Following Sunday's first round, France is looking ahead to a rematch of the presidential runoff from five years ago. The incumbent Emmanuel Macron, who won on that occasion and also came out first this weekend, will once again take on the far-right Marine Le Pen on April 24.
With Macron somehow worn out after 5 years in office, analysts foresee a much tighter fight this time around than in 2017.
With some polling stations still to be counted, Macron had received around 28.5% of the first-round votes while LePen took around 23%. As the top two finishers, they will progress to the second.
Despite entering the campaign late and holding just one rally, Macron performed slightly better than expected and won immediate support from most of his defeated rivals ahead of the run-off. Make no mistake: nothing is decided, Macron told his supporters. The debate that we are going to have over the next fortnight will be decisive for our country and for Europe.
When the far-right in its various forms does so strongly in our country, you can't say that things are going well, he added.
Far-left candidate Jean-Luc Melenchon came in the third, with a projected score of around 21 percent, while France's traditional parties (the Socialists and the Republicans) were on course for humiliating defeats and historic low scores.
One survey by the Ifop-Fiducial group suggested Macron had a razor-thin winning margin of 51% versus 49% at the runoff, but other polls showed Macron would win by 53% to 47%
Bidding to become France's first woman president, Le Pen increased her first-round score from 2017 and she is expected to pick up votes cast for her far-right rival Eric Zemmour, an anti-Islam newcomer who was projected to win around 7% of the votes Sunday.
Le Pen said the run-off would present a fundamental choice between two visions with Macron representing division, injustice and disorder. LePen has also said she would push for reforms within the European Union in case of victory. She has also said she wants to pull out of the joint military command of the US-led NATO military alliance.
On the other hand, Macron said he wanted a France that places itself in a strong Europe, that continues to form alliances with the world's democracies to defend itself, not a France which, once out of Europe, would have only the international alliance of populists and xenophobes as allies. That's not us.

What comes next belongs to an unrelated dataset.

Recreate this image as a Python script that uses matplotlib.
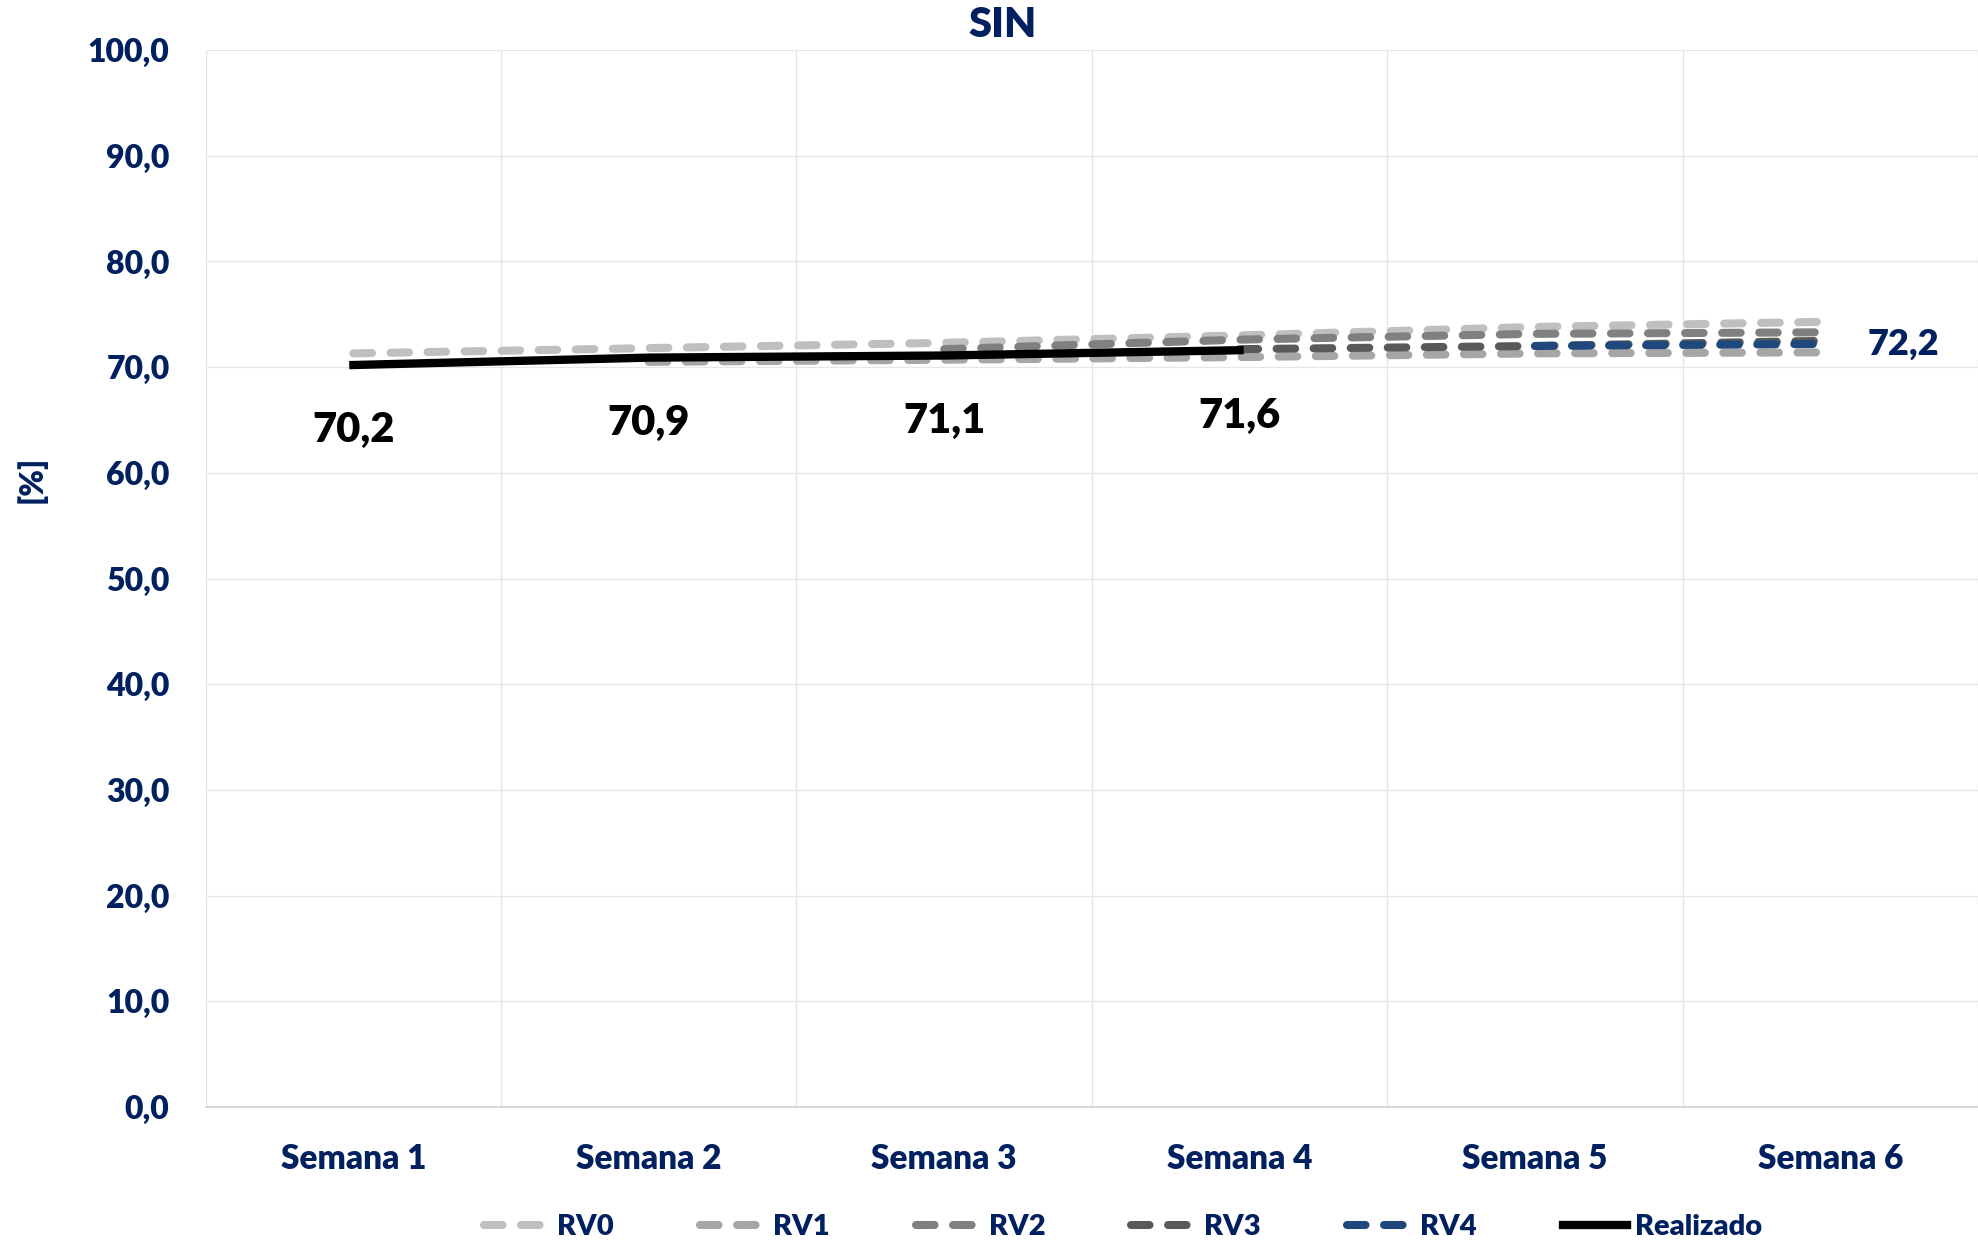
import matplotlib
matplotlib.use("Agg")
import matplotlib.pyplot as plt
import numpy as np

categories = ["Semana 1", "Semana 2", "Semana 3", "Semana 4", "Semana 5", "Semana 6"]
rv0 = [71.3, 71.8, 72.3, 73.0, 73.8, 74.3]
rv1 = [np.nan, 70.5, 70.7, 70.95, 71.3, 71.4]
rv2 = [np.nan, np.nan, 71.7, 72.6, 73.15, 73.3]
rv3 = [np.nan, np.nan, np.nan, 71.7, 72.0, 72.5]
rv4 = [np.nan, np.nan, np.nan, np.nan, 72.0, 72.2]
realizado = [70.2, 70.9, 71.1, 71.6]
yticks = [0, 10, 20, 30, 40, 50, 60, 70, 80, 90, 100]

NAVY = "#002060"
W = "heavy"
plt.rcParams['font.family'] = ['Lato', 'DejaVu Sans']
plt.rcParams['font.weight'] = W

fig = plt.figure(figsize=(19.78, 12.42), dpi=100)
ax = fig.add_axes([0.104, 0.1087, 0.896, 0.851])

x = np.arange(len(categories))
series = [("RV0", rv0, "#BFBFBF"), ("RV1", rv1, "#A6A6A6"), ("RV2", rv2, "#808080"),
          ("RV3", rv3, "#595959"), ("RV4", rv4, "#1F497D")]
handles = []
for name, vals, col in series:
    ln, = ax.plot(x, vals, color=col, lw=5.8, dashes=(2.3, 2.3),
                  dash_capstyle='round', solid_capstyle='butt', label=name)
    handles.append(ln)
xr = np.arange(len(realizado))
ln, = ax.plot(xr, realizado, color="black", lw=6, solid_capstyle='projecting', label="Realizado")
handles.append(ln)

for xi, v in zip(xr, realizado):
    ax.annotate(f"{v:.1f}".replace(".", ","), (xi, v), xytext=(0, -47),
                textcoords="offset points", ha="center", va="center",
                fontsize=30, fontweight=W, color="black")
last = rv4[-1]
ax.annotate(f"{last:.1f}".replace(".", ","), (x[-1], last), xytext=(27, 0),
            textcoords="offset points", ha="left", va="center",
            fontsize=26, fontweight=W, color=NAVY)

ax.set_xlim(-0.5, 5.5)
ax.set_ylim(0, 100)
ax.set_yticks(yticks)
ax.set_yticklabels([f"{t:.1f}".replace(".", ",") for t in yticks])
ax.set_xticks(x)
ax.set_xticklabels(categories)
ax.set_xticks(np.arange(-0.5, 6.0, 1.0), minor=True)
ax.tick_params(axis='x', which='both', length=0, pad=26, labelsize=24, labelcolor=NAVY)
ax.tick_params(axis='y', length=0, pad=26, labelsize=23, labelcolor=NAVY)
for lab in ax.get_xticklabels() + ax.get_yticklabels():
    lab.set_fontweight(W)
ax.grid(axis='y', color="#E6E6E6", lw=1)
ax.grid(axis='x', which='minor', color="#E6E6E6", lw=1)
ax.grid(axis='x', which='major', visible=False)
ax.set_axisbelow(True)
for s in ["top", "right", "left"]:
    ax.spines[s].set_visible(False)
ax.spines["bottom"].set_color("#D0D0D0")
ax.spines["bottom"].set_linewidth(1.2)

fig.text(0.507, 0.980, "SIN", ha="center", va="center", fontsize=30,
         fontweight=W, color=NAVY)
fig.text(0.016, 0.614, "[%]", ha="center", va="center", rotation=90,
         fontsize=23, fontweight=W, color=NAVY)

leg = fig.legend(handles=handles, loc="center", bbox_to_anchor=(0.568, 0.012),
                 ncol=6, frameon=False, fontsize=21, handlelength=2.2,
                 handletextpad=0.3, columnspacing=2.95)
for t in leg.get_texts():
    t.set_color(NAVY)
    t.set_fontweight(W)

fig.savefig("out.png", dpi=100)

The two candidates are set to take part in a live TV debate on 20 April.
Among the other candidates, Sunday's vote spelled humiliation for Paris Mayor Socialist Anne Hidalgo, the mayor of Paris, who was projected to win 1.8-2.0%, a historic low for the party which held the presidency just five years ago, while the right-wing Republicans, headed by nominee Valérie Pécresse, also collapsed to an estimated 4.3-5% from 20% in 2017. Greens candidate Yannick Jadot was also left disappointed with a projected score of under 5.0 percent.